Riforma IGR: l’impatto su lavoratori e pensionati non torna

Alla luce dei dati e delle tabelle pubblicate dalla Segreteria di Stato per le Finanze lo scorso 15 ottobre, il sindacato ritiene necessario fare chiarezza: i conti non tornano.

Durante l’incontro di sabato scorso con la maggioranza, le organizzazioni sindacali hanno illustrato nel dettaglio le proprie osservazioni di merito e di metodo. I tecnici presenti al tavolo hanno spiegato che l’aumento delle aliquote dal 17% al 18% è riportato in un capitolo specifico e che i 3,7 milioni di maggiori entrate previste dal testo approvato in Commissione – di cui solo 450 mila euro a carico dei non residenti – riguarderebbero tutte le persone fisiche, comprese imprese individuali e lavoratori autonomi.

Secondo i dati forniti dalla stessa maggioranza nelle scorse settimane, l’estensione delle detrazioni SMAC e del “Bonus Protezione Reddito” anche a queste categorie comporterebbe minori entrate per oltre 2 milioni di euro. Ne consegue che lavoratori dipendenti e pensionati residenti si troverebbero a sostenere oltre 5 milioni di euro di nuove imposte.

Le previsioni ufficiali si basano sull’ipotesi che frontalieri (8.600 ad agosto) e pensionati non residenti (oltre 3.000), che oggi nella quasi totalità non utilizzano le deduzioni SMAC, in futuro lo faranno tracciando l’intero importo necessario per ottenere il massimo delle detrazioni fiscali. Si tratta di una simulazione poco credibile: non è chiaro su quali basi si possa prevedere che i non residenti spenderanno a San Marino l’intera somma per conseguire le relative detrazioni.

Inoltre, le stime non tengono conto del diritto al rimborso per quei lavoratori frontalieri che tracciano parte delle spese ma non hanno aderito alle deduzioni in busta paga. Un diritto che pochi esercitano, spesso per scarsa informazione, nonostante l’aumento della franchigia a 10.000 euro renda oggi questa scelta molto più conveniente.

In sostanza, la Segreteria di Stato ha confrontato le attuali entrate con quelle future, includendo importi che in realtà dovrebbero essere restituiti ai lavoratori, se da loro richiesti.

Nel 2024, le spese tracciate tramite SMAC dai lavoratori frontalieri sono state pari a 28,5 milioni di euro, equivalenti a circa 3.500 euro per persona. Anche escludendo i carburanti, si tratta di cifre significative che meritano un’analisi più accurata.

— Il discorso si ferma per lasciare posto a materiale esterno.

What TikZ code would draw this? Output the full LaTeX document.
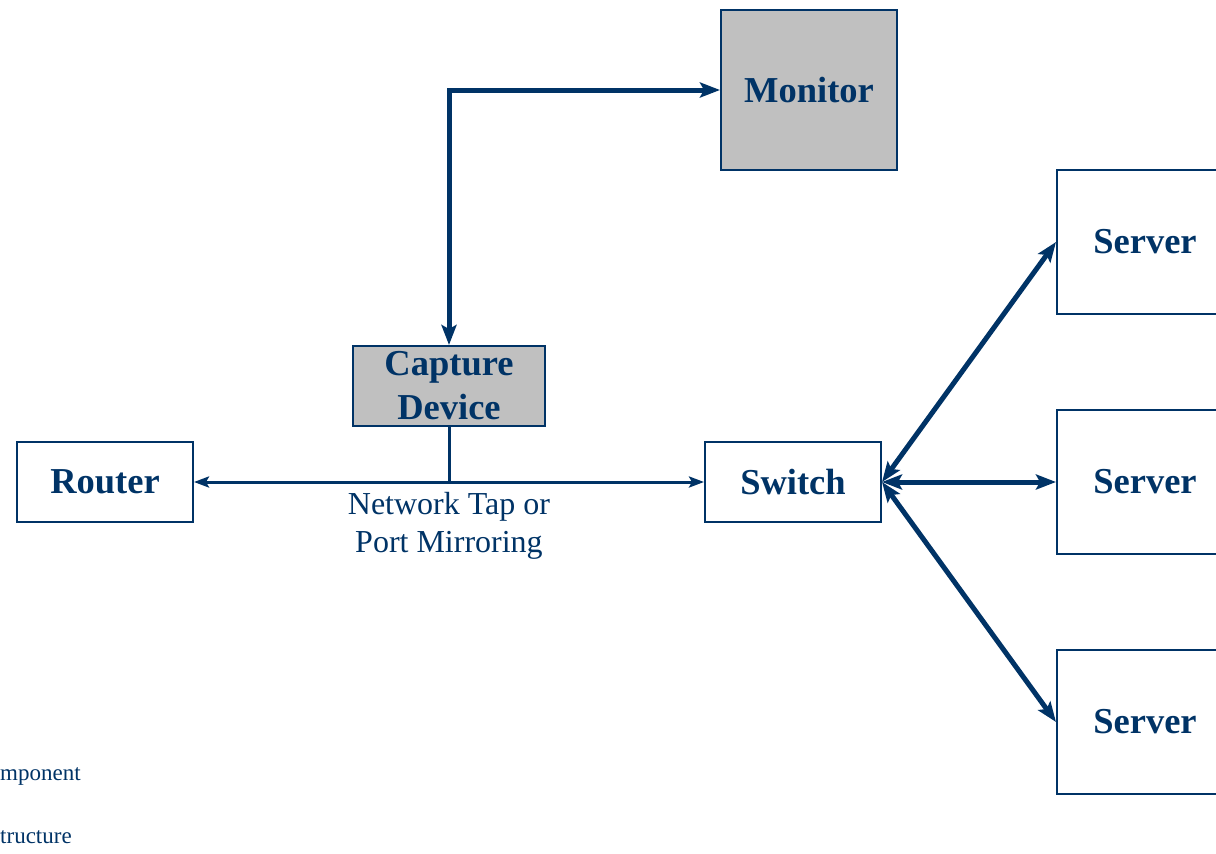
\documentclass[tikz,border=0pt]{standalone}
\usepackage{fontspec}
\setmainfont{Liberation Serif}
\usetikzlibrary{arrows.meta}
\definecolor{navy}{HTML}{003366}
\definecolor{boxgray}{HTML}{C0C0C0}
\tikzset{
  unitbox/.style={draw=navy, line width=2pt, minimum width=176pt, minimum height=80pt, inner sep=0pt,
    text=navy, font=\fontsize{36.5}{44}\selectfont\bfseries, align=center},
  graybox/.style={unitbox, fill=boxgray},
  serverbox/.style={unitbox, minimum height=144pt},
  thickarrow/.style={draw=navy, line width=5pt, {Stealth[length=20pt,width=15pt,inset=4pt]}-{Stealth[length=20pt,width=15pt,inset=4pt]}},
  thinarrow/.style={draw=navy, line width=3pt, {Stealth[length=15pt,width=11pt,inset=3pt]}-{Stealth[length=15pt,width=11pt,inset=3pt]}},
  plainline/.style={draw=navy, line width=3pt},
  labeltext/.style={text=navy, font=\fontsize{32}{38}\selectfont, align=center, inner sep=0pt},
  smalltext/.style={text=navy, font=\fontsize{23}{28}\selectfont, inner sep=0pt},
}
\begin{document}
\begin{tikzpicture}[x=1pt,y=-1pt]
\useasboundingbox (0,0) rectangle (1216,854);
\clip (0,0) rectangle (1216,854);
\node[graybox] (monitor) at (809,90) [minimum height=160pt] {Monitor};
\node[graybox, minimum width=192pt] (capture) at (449,386) {Capture\\Device};
\node[unitbox] (router) at (105,482) {Router};
\node[unitbox] (switch) at (793,482) {Switch};
\node[serverbox] (s1) at (1145,242) {Server};
\node[serverbox] (s2) at (1145,482) {Server};
\node[serverbox] (s3) at (1145,722) {Server};
\coordinate (corner) at (capture.north |- monitor.west);
\coordinate (tap) at (capture.south |- router.east);
\draw[thickarrow] (capture.north) -- (corner) -- (monitor.west);
\draw[thinarrow] (router.east) -- (switch.west);
\draw[plainline] (capture.south) -- (tap);
\node[labeltext, anchor=north] (lbl) at (449,492) {Network Tap or\\Port Mirroring};
\draw[thickarrow] (switch.east) -- (s1.west);
\draw[thickarrow] (switch.east) -- (s2.west);
\draw[thickarrow] (switch.east) -- (s3.west);
\node[smalltext, anchor=base west] (t1) at (0,780) {mponent};
\node[smalltext, anchor=base west] (t2) at (0,843) {tructure};
\end{tikzpicture}
\end{document}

Per questi motivi, le simulazioni vanno rifatte. Un esempio evidente riguarda i pensionati non residenti che, con la riforma, perderebbero la no tax area. Poiché la maggior parte di loro non utilizza la SMAC per motivi oggettivi, finirebbero per pagare in media 800 euro in più all’anno, generando oltre 2,4 milioni di euro di nuove entrate per lo Stato.

Nel 2023, la pensione media percepita da persone non residenti era di 820 euro mensili, ossia 10.660 euro l’anno: ciò significa che la riforma porterebbe a trattenere l’equivalente di una mensilità.

Estendendo la stessa logica ai lavoratori frontalieri, pur considerando che una parte dei loro consumi avviene in territorio, il testo approvato in Commissione graverebbe sui non residenti per diversi milioni di euro. Altro che riforma che colpisce quasi esclusivamente i residenti, come si vorrebbe far credere! Per il sindacato, è fondamentale affermare l’equità fiscale e la parità di trattamento tra tutti i lavoratori e i pensionati, a prescindere dalla residenza.
Per evitare queste distorsioni, è essenziale consentire anche a lavoratori e pensionati non residenti di aderire al nuovo meccanismo SMAC in misura parziale. Ciò permetterebbe di limitare l’aggravio fiscale e di evitare il ricorso alla dichiarazione dei redditi solo per ottenere rimborsi sulle detrazioni spettanti.

Su questa ultima richiesta, il sindacato ha già ricevuto aperture da parte del Governo e della maggioranza.